Io credo che il problema, come scrivono diversi osservatori importanti,  sia determinato del pensiero - pretesa che in Italia siano sufficienti dei "ritocchi" per superare la crisi ( probabilmente confidando molto che ripartano ALTRE economie importanti e queste facciano da traino) mentre invece sono indispensabili rivoluzioni incisive e anche dolorose, come indubbiamente fu  quella sulle pensioni, con l' eliminazione di quelle di anzianità, l'elevamento dell'età a 67 anni e il calcolo contributivo. 
Ecco, una roba così serve nel Lavoro, la Giustizia, la PA.  E invece si pensa a come annacquare quella previdenziale. 
In realtà, sempre più forte è la sensazione che Renzi sia un'ottimo animale politico, ma sia arrivato al potere senza una vera strategia, e proceda un po' a braccio e slogan. 

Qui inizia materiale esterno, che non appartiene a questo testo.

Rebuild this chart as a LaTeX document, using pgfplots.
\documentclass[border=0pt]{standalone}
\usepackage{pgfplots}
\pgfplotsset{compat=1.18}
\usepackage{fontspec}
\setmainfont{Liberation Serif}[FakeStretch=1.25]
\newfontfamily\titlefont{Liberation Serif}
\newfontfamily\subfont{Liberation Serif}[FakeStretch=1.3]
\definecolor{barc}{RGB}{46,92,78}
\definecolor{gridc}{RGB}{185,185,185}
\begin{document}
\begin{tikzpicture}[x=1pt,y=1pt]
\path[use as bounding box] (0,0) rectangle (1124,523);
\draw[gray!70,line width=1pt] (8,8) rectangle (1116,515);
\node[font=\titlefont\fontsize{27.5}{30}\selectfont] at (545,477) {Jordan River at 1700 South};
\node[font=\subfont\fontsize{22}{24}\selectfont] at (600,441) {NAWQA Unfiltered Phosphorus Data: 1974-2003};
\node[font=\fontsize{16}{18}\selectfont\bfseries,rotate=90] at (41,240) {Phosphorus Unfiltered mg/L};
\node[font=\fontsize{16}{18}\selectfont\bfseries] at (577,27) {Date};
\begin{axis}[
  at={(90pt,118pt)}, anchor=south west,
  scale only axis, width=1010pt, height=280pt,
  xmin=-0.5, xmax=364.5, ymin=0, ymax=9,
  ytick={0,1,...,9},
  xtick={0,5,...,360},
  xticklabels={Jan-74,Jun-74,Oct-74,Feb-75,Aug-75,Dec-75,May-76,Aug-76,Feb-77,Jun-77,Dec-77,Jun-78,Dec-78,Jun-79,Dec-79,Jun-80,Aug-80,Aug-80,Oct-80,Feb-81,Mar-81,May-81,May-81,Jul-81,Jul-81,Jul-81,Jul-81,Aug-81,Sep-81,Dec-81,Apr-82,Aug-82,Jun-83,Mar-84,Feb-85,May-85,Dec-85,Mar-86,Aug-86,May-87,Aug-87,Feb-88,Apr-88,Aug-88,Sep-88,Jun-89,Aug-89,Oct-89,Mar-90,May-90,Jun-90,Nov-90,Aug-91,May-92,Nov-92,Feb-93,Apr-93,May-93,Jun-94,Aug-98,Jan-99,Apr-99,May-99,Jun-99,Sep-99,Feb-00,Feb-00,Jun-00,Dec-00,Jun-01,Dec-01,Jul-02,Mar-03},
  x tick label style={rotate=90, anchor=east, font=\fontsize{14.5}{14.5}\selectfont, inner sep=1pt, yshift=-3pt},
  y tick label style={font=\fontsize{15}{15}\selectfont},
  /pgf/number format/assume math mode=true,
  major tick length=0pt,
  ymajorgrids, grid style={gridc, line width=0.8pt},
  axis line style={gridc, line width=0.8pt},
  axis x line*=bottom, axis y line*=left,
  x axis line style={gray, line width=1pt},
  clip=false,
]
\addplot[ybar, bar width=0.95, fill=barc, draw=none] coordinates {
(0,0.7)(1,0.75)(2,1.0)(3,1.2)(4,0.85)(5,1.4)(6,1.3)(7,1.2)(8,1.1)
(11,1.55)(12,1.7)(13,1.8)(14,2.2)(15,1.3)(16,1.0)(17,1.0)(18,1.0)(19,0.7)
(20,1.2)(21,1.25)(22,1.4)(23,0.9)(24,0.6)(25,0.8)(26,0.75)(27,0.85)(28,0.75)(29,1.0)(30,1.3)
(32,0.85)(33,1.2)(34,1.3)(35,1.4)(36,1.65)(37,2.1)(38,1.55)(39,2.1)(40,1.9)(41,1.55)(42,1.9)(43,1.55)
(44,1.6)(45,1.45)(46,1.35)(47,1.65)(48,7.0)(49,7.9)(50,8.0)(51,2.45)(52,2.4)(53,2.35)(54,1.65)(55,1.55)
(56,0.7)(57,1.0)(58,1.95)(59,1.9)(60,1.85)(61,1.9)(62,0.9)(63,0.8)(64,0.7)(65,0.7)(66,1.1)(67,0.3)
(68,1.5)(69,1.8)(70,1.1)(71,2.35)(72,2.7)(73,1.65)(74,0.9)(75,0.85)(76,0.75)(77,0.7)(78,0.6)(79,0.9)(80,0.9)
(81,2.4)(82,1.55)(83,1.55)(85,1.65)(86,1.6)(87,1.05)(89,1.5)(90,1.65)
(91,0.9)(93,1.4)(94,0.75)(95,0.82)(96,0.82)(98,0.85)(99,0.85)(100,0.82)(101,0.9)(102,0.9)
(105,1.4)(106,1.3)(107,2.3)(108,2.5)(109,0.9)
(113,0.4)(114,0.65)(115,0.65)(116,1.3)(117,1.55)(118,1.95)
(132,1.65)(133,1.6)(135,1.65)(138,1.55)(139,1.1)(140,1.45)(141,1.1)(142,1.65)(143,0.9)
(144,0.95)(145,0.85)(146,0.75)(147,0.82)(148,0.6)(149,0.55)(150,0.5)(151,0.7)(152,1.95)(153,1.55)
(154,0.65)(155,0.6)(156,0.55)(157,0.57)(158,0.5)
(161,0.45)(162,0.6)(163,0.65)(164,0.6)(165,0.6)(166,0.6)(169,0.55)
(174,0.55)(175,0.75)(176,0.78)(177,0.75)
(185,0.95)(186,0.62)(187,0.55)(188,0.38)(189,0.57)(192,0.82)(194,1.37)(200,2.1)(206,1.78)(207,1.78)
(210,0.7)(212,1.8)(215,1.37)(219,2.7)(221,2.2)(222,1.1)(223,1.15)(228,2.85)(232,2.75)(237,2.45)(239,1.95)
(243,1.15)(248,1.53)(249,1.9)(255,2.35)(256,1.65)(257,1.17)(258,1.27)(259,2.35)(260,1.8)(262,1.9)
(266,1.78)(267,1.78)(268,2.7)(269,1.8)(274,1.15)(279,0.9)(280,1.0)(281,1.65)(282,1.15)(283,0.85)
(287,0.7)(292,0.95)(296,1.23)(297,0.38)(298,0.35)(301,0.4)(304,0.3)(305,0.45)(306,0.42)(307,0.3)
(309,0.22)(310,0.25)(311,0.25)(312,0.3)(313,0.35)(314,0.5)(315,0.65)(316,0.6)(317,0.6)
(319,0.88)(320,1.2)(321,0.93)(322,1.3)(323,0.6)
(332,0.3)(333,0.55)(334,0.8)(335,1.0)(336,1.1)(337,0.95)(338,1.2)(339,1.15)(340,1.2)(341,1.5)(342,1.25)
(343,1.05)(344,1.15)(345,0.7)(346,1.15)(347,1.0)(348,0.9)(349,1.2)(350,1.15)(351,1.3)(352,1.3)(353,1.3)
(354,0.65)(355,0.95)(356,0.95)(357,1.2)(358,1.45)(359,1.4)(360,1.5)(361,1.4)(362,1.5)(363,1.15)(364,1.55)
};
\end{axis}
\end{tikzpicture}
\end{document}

Orfini è il nuovo presidente del Pd
Renzi: “Mineo? Nessuna espulsione
ma non possiamo essere ricattati”

Il leader dei “Giovani turchi” scelto per prendere il posto di Cuperlo.
Il premier: «Il 40,8% alle urne è una speranza, denunciare la corruzione»

ANSA
Matteo Renzi sul palco dell’assemblea nazionale
Matteo Orfini, il leader dei Giovani Turchiè il nuovo presidente del Pd. Dopo le dimissioni di Gianni Cuperlo, a primavera, il ruolo era rimasto vacante e nelle ultime settimane si erano intensificate le trattative per la successione. Tra ieri sera e questa mattina, dopo il suo rientro dalla missione all’estero, Matteo Renzi ha tirato le fila della vicenda e all’interno del partito si è trovata l’intesa sul nome poi ratificato dall’assemblea.

IL CASO MINEO
Intervenendo dal palco il premier è tornato a parlare della vicenda Mineo: «Non mandiamo via nessuno, ma non possiamo permettere a qualcuno di ricattare con la sua presenza la posizione del Pd» ha spiegato sottolineando che ci sono «regole» per i membri delle commissioni parlamentari e incassando un grande applauso dalla platea.

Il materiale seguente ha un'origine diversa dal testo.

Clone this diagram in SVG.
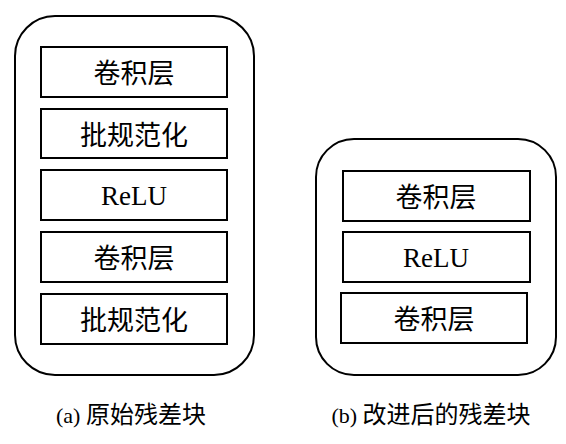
<svg xmlns="http://www.w3.org/2000/svg" width="566" height="444" viewBox="0 0 566 444">
<style>
.outer{fill:none;stroke:#000;stroke-width:2}
.box{fill:#fff;stroke:#000;stroke-width:2}
.t{font-family:"Liberation Serif","Noto Sans CJK SC",serif;font-size:27px;text-anchor:middle;fill:#000}
.cap{font-family:"Liberation Serif","Noto Sans CJK SC",serif;font-size:22px;text-anchor:middle;fill:#000}
.cj{font-size:24px}
</style>
<rect width="566" height="444" fill="#fff"/>
<g id="blockA">
<rect class="outer" x="15" y="16" width="239" height="359" rx="40" ry="40"/>
</g>
<g id="a1"><rect class="box" x="41" y="47" width="186" height="50"/><text class="t" x="134" y="83">卷积层</text></g>
<g id="a2"><rect class="box" x="41" y="109" width="186" height="49"/><text class="t" x="134" y="145">批规范化</text></g>
<g id="a3"><rect class="box" x="41" y="170" width="186" height="50"/><text class="t" x="134" y="205">ReLU</text></g>
<g id="a4"><rect class="box" x="41" y="232" width="186" height="50"/><text class="t" x="134" y="268">卷积层</text></g>
<g id="a5"><rect class="box" x="41" y="294" width="186" height="50"/><text class="t" x="134" y="330">批规范化</text></g>
<g id="capA"><text class="cap" x="131" y="423">(a) <tspan class="cj">原始残差块</tspan></text></g>
<g id="blockB">
<rect class="outer" x="316" y="139" width="240" height="236" rx="38" ry="38"/>
</g>
<g id="b1"><rect class="box" x="343" y="171" width="187" height="50"/><text class="t" x="436" y="207">卷积层</text></g>
<g id="b2"><rect class="box" x="343" y="232" width="187" height="50"/><text class="t" x="436" y="267">ReLU</text></g>
<g id="b3"><rect class="box" x="341" y="293" width="186" height="50"/><text class="t" x="434" y="329">卷积层</text></g>
<g id="capB"><text class="cap" x="431" y="423">(b) <tspan class="cj">改进后的残差块</tspan></text></g>
<g id="connectors"></g>
</svg>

“DAL VOTO UN’ATTESTAZIONE DI SPERANZA”
Prendendo la parola in assemblea il premier Matteo Renzi ha commentato i recenti risultati elettorali. Nel 40,8% «non c’è solo un buon risultato del Pd, del governo, di un singolo o gruppo dirigente. È molto di più: un’attestazione di speranza sconvolgente». E ancora: «Se lo consideriamo come un investimento per provare a cambiare l’Italia diventa il modo per ripartire consapevoli di ciò che è accaduto. Ciascuno avverta l’emozione che questo risultato lo carica di una responsabilità che fa tremare i polsi».

“EUROPA, LAVORO E SCUOLA”
E sulle città perse ai ballottaggi: «Il fatto che ci sono state delle sconfitte non può mettere in secondo piano il fatto che in quelle sfide dove noi potevamo immaginare una rivincita, non solo si è vinto, ma si è dato messaggio cambiamento profondo». Poi uno sguardo al futuro: «Su tre temi dovremo giocare la battaglia delle prossime settimane»: l’Europa, la disoccupazione «sconvolgente» giovanile e una «gigantesca campagna» per l’educazione e la scuola. «Il 40,8% è percentuale che stupisce. Ma ricordiamoci che c’è un’altra percentuale che sconvolge con il 4 davanti e continua a crescere: la disoccupazione giovanile» sottolineando che «sul breve periodo in Italia si deve combattere la disoccupazione giovanile sconvolgente e recuperare speranza, entusiasmo, perché c’è tanta domanda di bella Italia nel mondo, c’è tanta voglia di un’Italia che torni a correre ed esprimere speranza».